However, during the first decades of the twentieth century, new discoveries in the field of Physics changed the knowledge of the physical world, sweeping away past certainties about space: Quantum Mechanics and Quantum Field Theory revised and extended Einstein’s spatial conceptions; concepts of time, void and matter were revised too [15] The concept of field was introduced as a new physical fundamental entity, while the concept of place kept its bare locatory status.
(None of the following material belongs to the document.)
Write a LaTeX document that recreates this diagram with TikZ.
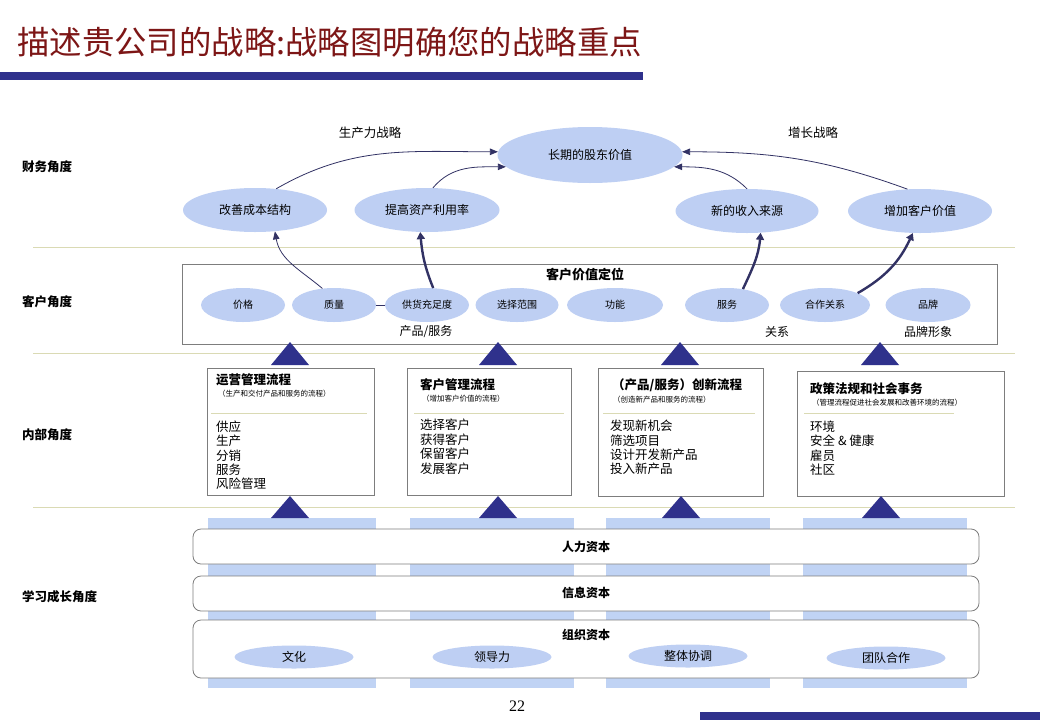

2. On place and space: considerations and perspectives

Some important considerations can be drawn:
1. Concepts of place and space are correlated and cannot be understood if separated from each other, or if their sense is severed from a global understanding of physical reality.
2. Space is an abstract cognitive structure, which has no real existence in the domain of physical phenomena.
3. The physical universe is the only concrete reality, the only place to be.
4. Space, which exists in the domain of descriptions, or representations, is a helpful abstract tool for understanding and dealing with the physical reality made of complex processes that happen in and constitute places.
5. Plato’s ambiguous cosmological model eventually led to overturning space into a substantial entity. The final passage for that overturning has to be entirely attributed to Newton (or, better, to the interpretations of Newton’s model).
6. The ontological primacy that space has gained in the recent past (the modern era) to the detriment of place should now be reconsidered.
7. Many philosophical arguments pave the way to the restoration of place: authors like Whitehead, Husserl and Merleau-Ponty have considered the importance of place and its tie with the human body.[16] While Heidegger unveiled the basic ontological connection between Being and place. Even in light of these arguments, space becomes secondary to place.[17]
8. The recovery of the concept of place in Philosophy goes hand in hand with the dismantling of the traditional concept of space in Physics. Space becomes an obsolete concept with Einstein; now, the concept of field links within a mathematical equation spacetime and matter.[18] This is a way towards a new cosmological model.
9. Einstein’s theoretical model is confirmed fundamentally by experimental data and new experiments, which eventually led to Quantum Mechanics and Quantum Field Theories (QFT); the concept of field, which, I dare to say, has an inherent placial structure, is triumphant. The fundamental picture of QFT says that ‘the essential reality is a set of fields (…); all else is derived as a consequence of the quantum dynamics of these fields’ [19].
10. Can concepts of place and field converge into a single view?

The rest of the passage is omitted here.